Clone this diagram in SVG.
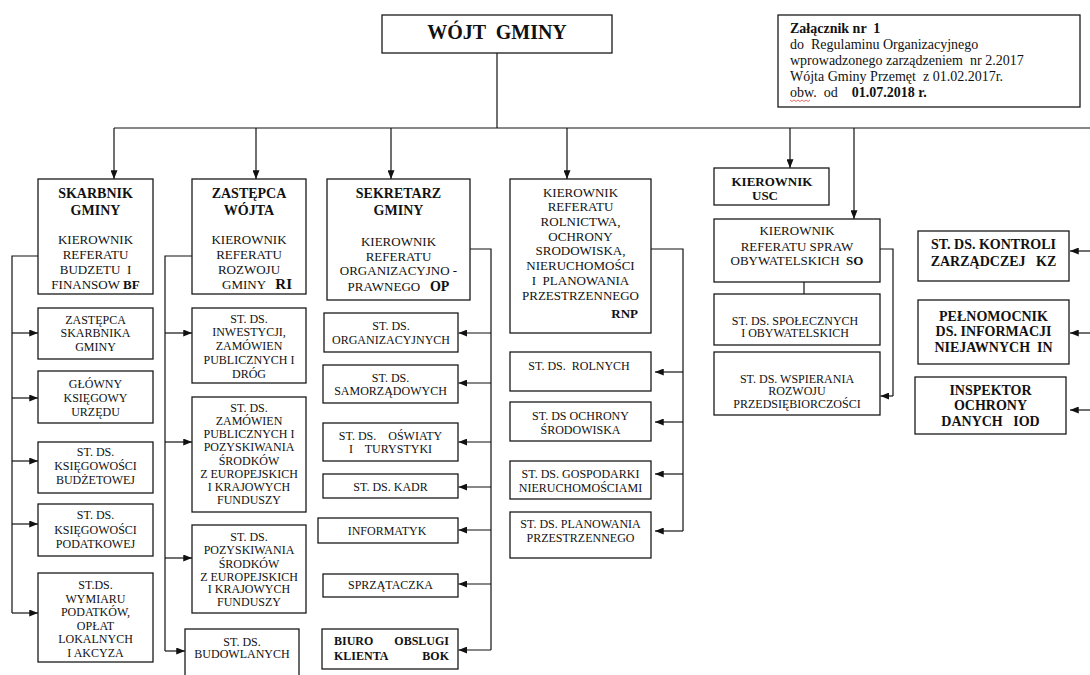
<svg xmlns="http://www.w3.org/2000/svg" width="1090" height="675" viewBox="0 0 1090 675">
<style>
.box{fill:#fff;stroke:#1a1a1a;stroke-width:1.3}
text{font-family:"Liberation Serif","Times New Roman",serif;fill:#111;text-anchor:middle}
.s{font-size:12px}
.m{font-size:13px}
.h{font-size:14px;font-weight:bold}
.b{font-weight:bold}
.l{text-anchor:start}
.e{text-anchor:end}
.z{font-size:14px}
.c{fill:none;stroke:#111;stroke-width:1.2}
.a{marker-end:url(#ah)}
</style>
<defs>
<marker id="ah" viewBox="0 0 10 8" refX="10" refY="4" markerWidth="9" markerHeight="7" markerUnits="userSpaceOnUse" orient="auto"><path d="M0,0 L10,4 L0,8 z" fill="#111"/></marker>
</defs>
<rect width="1090" height="675" fill="#fff"/>

<g id="connectors" class="c">
<path d="M497,53 V128"/>
<path d="M114,128 H1090"/>
<path class="a" d="M114,128 V179"/>
<path class="a" d="M256,128 V179"/>
<path class="a" d="M391,128 V179"/>
<path class="a" d="M567,128 V179"/>
<path class="a" d="M790,128 V168"/>
<path class="a" d="M854,128 V219"/>
<path d="M38,256 H12 V613"/>
<path class="a" d="M12,333 H38"/>
<path class="a" d="M12,398 H38"/>
<path class="a" d="M12,461 H38"/>
<path class="a" d="M12,524 H38"/>
<path class="a" d="M12,613 H38"/>
<path d="M192,256 H165 V651"/>
<path class="a" d="M165,333 H192"/>
<path class="a" d="M165,442 H192"/>
<path class="a" d="M165,558 H192"/>
<path class="a" d="M165,651 H185"/>
<path d="M470,249 H491 V650"/>
<path class="a" d="M491,333 H458.5"/>
<path class="a" d="M491,383 H458.5"/>
<path class="a" d="M491,442 H458.5"/>
<path class="a" d="M491,487 H458.5"/>
<path class="a" d="M491,530 H458.5"/>
<path class="a" d="M491,584 H458.5"/>
<path class="a" d="M491,650 H458.5"/>
<path d="M651,249 H683 V531"/>
<path class="a" d="M683,372 H655"/>
<path class="a" d="M683,422 H655"/>
<path class="a" d="M683,474 H655"/>
<path class="a" d="M683,531 H655"/>
<path d="M804,282 V294"/>
<path d="M880,249 H893 V396"/>
<path class="a" d="M893,396 H880.5"/>
<path class="a" d="M1090,251 H1070"/>
<path class="a" d="M1090,333 H1070"/>
<path class="a" d="M1090,410 H1070"/>
</g>

<g id="n-wojt">
<rect class="box" x="382" y="15" width="230" height="38"/>
<text x="497" y="39" font-size="20" font-weight="bold" xml:space="preserve">WÓJT  GMINY</text>
</g>

<g id="n-zalacznik">
<rect class="box" x="778" y="15" width="302" height="92"/>
<text class="l z b" x="790" y="33" xml:space="preserve">Załącznik nr  1</text>
<text class="l z" x="790" y="49" xml:space="preserve">do  Regulaminu Organizacyjnego</text>
<text class="l z" x="790" y="65" xml:space="preserve">wprowadzonego zarządzeniem  nr 2.2017</text>
<text class="l z" x="790" y="81" xml:space="preserve">Wójta Gminy Przemęt  z 01.02.2017r.</text>
<text class="l z" x="790" y="97" xml:space="preserve">obw.  od    <tspan font-weight="bold">01.07.2018 r.</tspan></text>
<path d="M790,100 l2,1.5 l2,-1.5 l2,1.5 l2,-1.5 l2,1.5 l2,-1.5 l2,1.5 l2,-1.5 l2,1.5 l2,-1.5" fill="none" stroke="#e04848" stroke-width="0.8"/>
</g>

<g id="n-skarbnik">
<rect class="box" x="38" y="179" width="115" height="115"/>
<text class="h" x="95.5" y="198">SKARBNIK</text>
<text class="h" x="95.5" y="215">GMINY</text>
<text class="m" x="95.5" y="244">KIEROWNIK</text>
<text class="m" x="95.5" y="259">REFERATU</text>
<text class="m" x="95.5" y="274" xml:space="preserve">BUDZETU  I</text>
<text class="m" x="95.5" y="289">FINANSOW <tspan class="b">BF</tspan></text>
</g>
<g id="n-zast-skarbnika">
<rect class="box" x="38" y="308" width="115" height="51"/>
<text class="s" x="95.5" y="324">ZASTĘPCA</text>
<text class="s" x="95.5" y="337">SKARBNIKA</text>
<text class="s" x="95.5" y="351">GMINY</text>
</g>
<g id="n-glowny-ksiegowy">
<rect class="box" x="38" y="371" width="115" height="52"/>
<text class="s" x="95.5" y="388">GŁÓWNY</text>
<text class="s" x="95.5" y="402">KSIĘGOWY</text>
<text class="s" x="95.5" y="416">URZĘDU</text>
</g>
<g id="n-ksieg-budzetowej">
<rect class="box" x="38" y="442" width="115" height="51"/>
<text class="s" x="95.5" y="456">ST. DS.</text>
<text class="s" x="95.5" y="470">KSIĘGOWOŚCI</text>
<text class="s" x="95.5" y="484">BUDŻETOWEJ</text>
</g>
<g id="n-ksieg-podatkowej">
<rect class="box" x="38" y="504" width="115" height="52"/>
<text class="s" x="95.5" y="519">ST. DS.</text>
<text class="s" x="95.5" y="534">KSIĘGOWOŚCI</text>
<text class="s" x="95.5" y="548">PODATKOWEJ</text>
</g>
<g id="n-wymiaru">
<rect class="box" x="38" y="573" width="115" height="89"/>
<text class="s" x="95.5" y="589">ST.DS.</text>
<text class="s" x="95.5" y="602.5">WYMIARU</text>
<text class="s" x="95.5" y="616">PODATKÓW,</text>
<text class="s" x="95.5" y="629.5">OPŁAT</text>
<text class="s" x="95.5" y="643">LOKALNYCH</text>
<text class="s" x="95.5" y="656.5">I AKCYZA</text>
</g>

<g id="n-zast-wojta">
<rect class="box" x="192" y="179" width="114" height="115"/>
<text class="h" x="249" y="198">ZASTĘPCA</text>
<text class="h" x="249" y="215">WÓJTA</text>
<text class="m" x="249" y="244">KIEROWNIK</text>
<text class="m" x="249" y="259">REFERATU</text>
<text class="m" x="249" y="274">ROZWOJU</text>
<text class="m" x="257" y="289" xml:space="preserve">GMINY   <tspan class="b" font-size="15">RI</tspan></text>
</g>
<g id="n-inwestycji">
<rect class="box" x="192" y="308" width="114" height="75"/>
<text class="s" x="249" y="322.5">ST. DS.</text>
<text class="s" x="249" y="336">INWESTYCJI,</text>
<text class="s" x="249" y="349.5">ZAMÓWIEN</text>
<text class="s" x="249" y="363.5">PUBLICZNYCH I</text>
<text class="s" x="249" y="377.5">DRÓG</text>
</g>
<g id="n-zamowien">
<rect class="box" x="192" y="397" width="114" height="115"/>
<text class="s" x="249" y="411.5">ST. DS.</text>
<text class="s" x="249" y="424.5">ZAMÓWIEN</text>
<text class="s" x="249" y="438">PUBLICZNYCH I</text>
<text class="s" x="249" y="451">POZYSKIWANIA</text>
<text class="s" x="249" y="464.5">ŚRODKÓW</text>
<text class="s" x="249" y="477.5">Z EUROPEJSKICH</text>
<text class="s" x="249" y="491">I KRAJOWYCH</text>
<text class="s" x="249" y="504">FUNDUSZY</text>
</g>
<g id="n-pozyskiwania">
<rect class="box" x="192" y="525" width="114" height="88"/>
<text class="s" x="249" y="541">ST. DS.</text>
<text class="s" x="249" y="554">POZYSKIWANIA</text>
<text class="s" x="249" y="567.5">ŚRODKÓW</text>
<text class="s" x="249" y="580.5">Z EUROPEJSKICH</text>
<text class="s" x="249" y="593">I KRAJOWYCH</text>
<text class="s" x="249" y="606">FUNDUSZY</text>
</g>
<g id="n-budowlanych">
<rect class="box" x="185" y="629" width="114" height="60"/>
<text class="s" x="242" y="646">ST. DS.</text>
<text class="s" x="242" y="658">BUDOWLANYCH</text>
</g>

<g id="n-sekretarz">
<rect class="box" x="327" y="179" width="143" height="121"/>
<text class="h" x="398.5" y="198">SEKRETARZ</text>
<text class="h" x="398.5" y="215">GMINY</text>
<text class="m" x="398.5" y="245.5">KIEROWNIK</text>
<text class="m" x="398.5" y="260.5">REFERATU</text>
<text class="m" x="398.5" y="275">ORGANIZACYJNO -</text>
<text class="m" x="398.5" y="291" xml:space="preserve">PRAWNEGO   <tspan class="b" font-size="14">OP</tspan></text>
</g>
<g id="n-organizacyjnych">
<rect class="box" x="324" y="313" width="134" height="39"/>
<text class="s" x="391" y="329.5">ST. DS.</text>
<text class="s" x="391" y="344">ORGANIZACYJNYCH</text>
</g>
<g id="n-samorzadowych">
<rect class="box" x="323" y="365" width="135" height="38"/>
<text class="s" x="390.5" y="381.5">ST. DS.</text>
<text class="s" x="390.5" y="395">SAMORZĄDOWYCH</text>
</g>
<g id="n-oswiaty">
<rect class="box" x="323" y="423" width="135" height="38"/>
<text class="s" x="390.5" y="440" xml:space="preserve">ST. DS.    OŚWIATY</text>
<text class="s" x="390.5" y="452.5" xml:space="preserve">I    TURYSTYKI</text>
</g>
<g id="n-kadr">
<rect class="box" x="323" y="474" width="135" height="24"/>
<text class="s" x="390.5" y="491">ST. DS. KADR</text>
</g>
<g id="n-informatyk">
<rect class="box" x="318" y="518" width="140" height="25"/>
<text class="s" x="387" y="534.5">INFORMATYK</text>
</g>
<g id="n-sprzataczka">
<rect class="box" x="323" y="574" width="135" height="23"/>
<text class="s" x="390.5" y="588.5">SPRZĄTACZKA</text>
</g>
<g id="n-bok">
<rect class="box" x="322" y="629" width="136" height="40"/>
<text class="s b l" x="334" y="645">BIURO</text>
<text class="s b e" x="449" y="645">OBSLUGI</text>
<text class="s b l" x="334" y="659.5">KLIENTA</text>
<text class="s b e" x="449" y="659.5">BOK</text>
</g>

<g id="n-rnp">
<rect class="box" x="510" y="179" width="141" height="154"/>
<text class="m" x="580.5" y="197">KIEROWNIK</text>
<text class="m" x="580.5" y="211">REFERATU</text>
<text class="m" x="580.5" y="226">ROLNICTWA,</text>
<text class="m" x="580.5" y="241">OCHRONY</text>
<text class="m" x="580.5" y="255">SRODOWISKA,</text>
<text class="m" x="580.5" y="270">NIERUCHOMOŚCI</text>
<text class="m" x="580.5" y="284.5" xml:space="preserve">I  PLANOWANIA</text>
<text class="m" x="580.5" y="299.5">PRZESTRZENNEGO</text>
<text class="m b e" x="638" y="318">RNP</text>
</g>
<g id="n-rolnych">
<rect class="box" x="510" y="352" width="141" height="39"/>
<text class="s" x="579" y="370" xml:space="preserve">ST. DS.  ROLNYCH</text>
</g>
<g id="n-ochrony">
<rect class="box" x="510" y="402" width="141" height="39"/>
<text class="s" x="580.5" y="420">ST. DS OCHRONY</text>
<text class="s" x="580.5" y="434">ŚRODOWISKA</text>
</g>
<g id="n-gospodarki">
<rect class="box" x="510" y="461" width="141" height="38"/>
<text class="s" x="580.5" y="477.5">ST. DS. GOSPODARKI</text>
<text class="s" x="580.5" y="492">NIERUCHOMOŚCIAMI</text>
</g>
<g id="n-planowania">
<rect class="box" x="510" y="512" width="141" height="46"/>
<text class="s" x="580.5" y="528">ST. DS. PLANOWANIA</text>
<text class="s" x="580.5" y="541.5">PRZESTRZENNEGO</text>
</g>

<g id="n-usc">
<rect class="box" x="714" y="168" width="115" height="37"/>
<text class="m b l" x="731.5" y="185.5">KIEROWNIK</text>
<text class="m b l" x="752" y="199.5">USC</text>
</g>
<g id="n-so">
<rect class="box" x="714" y="219" width="166" height="63"/>
<text class="m" x="797" y="234.5">KIEROWNIK</text>
<text class="m" x="797" y="250.5">REFERATU SPRAW</text>
<text class="m" x="797" y="264.5" xml:space="preserve">OBYWATELSKICH  <tspan class="b">SO</tspan></text>
</g>
<g id="n-spolecznych">
<rect class="box" x="714" y="294" width="166" height="51"/>
<text class="s" x="795" y="325">ST. DS. SPOŁECZNYCH</text>
<text class="s" x="795" y="337">I OBYWATELSKICH</text>
</g>
<g id="n-wspierania">
<rect class="box" x="714" y="352" width="166" height="63"/>
<text class="s" x="797" y="382.5">ST. DS. WSPIERANIA</text>
<text class="s" x="797" y="395">ROZWOJU</text>
<text class="s" x="797" y="408">PRZEDSIĘBIORCZOŚCI</text>
</g>

<g id="n-kz">
<rect class="box" x="918" y="231" width="151" height="50"/>
<text class="h" x="993.5" y="248.5">ST. DS. KONTROLI</text>
<text class="h" x="993.5" y="266" xml:space="preserve">ZARZĄDCZEJ   KZ</text>
</g>
<g id="n-in">
<rect class="box" x="918" y="300" width="151" height="64"/>
<text class="h" x="993.5" y="320.5">PEŁNOMOCNIK</text>
<text class="h" x="993.5" y="336">DS. INFORMACJI</text>
<text class="h" x="993.5" y="351.5" xml:space="preserve">NIEJAWNYCH  IN</text>
</g>
<g id="n-iod">
<rect class="box" x="915" y="377" width="151" height="57"/>
<text class="h" x="990.5" y="394.5">INSPEKTOR</text>
<text class="h" x="990.5" y="410">OCHRONY</text>
<text class="h" x="990.5" y="425.5" xml:space="preserve">DANYCH   IOD</text>
</g>
</svg>
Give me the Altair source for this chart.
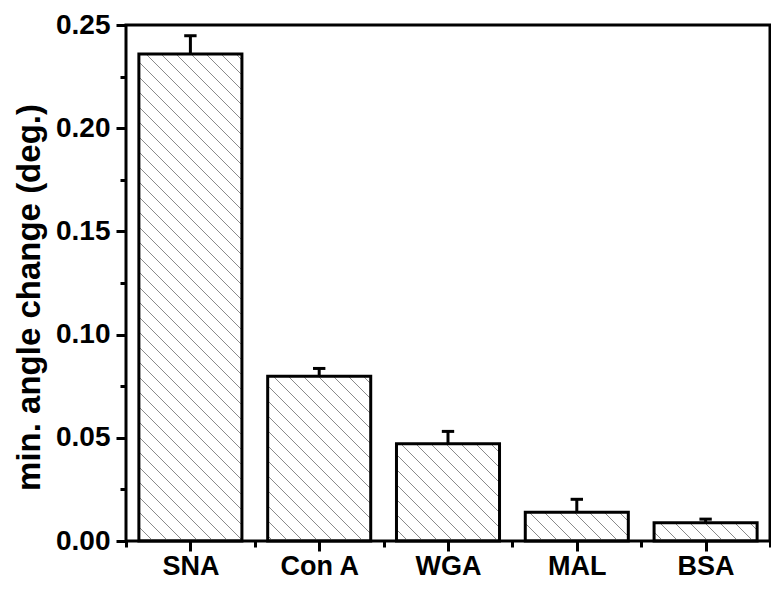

◆ Problem statement ◆
Identify the lines that hold the word "this". Copy every one of them.

◆ Complete answer ◆
Clone this diagram in SVG.
Give me the Altair source for this chart.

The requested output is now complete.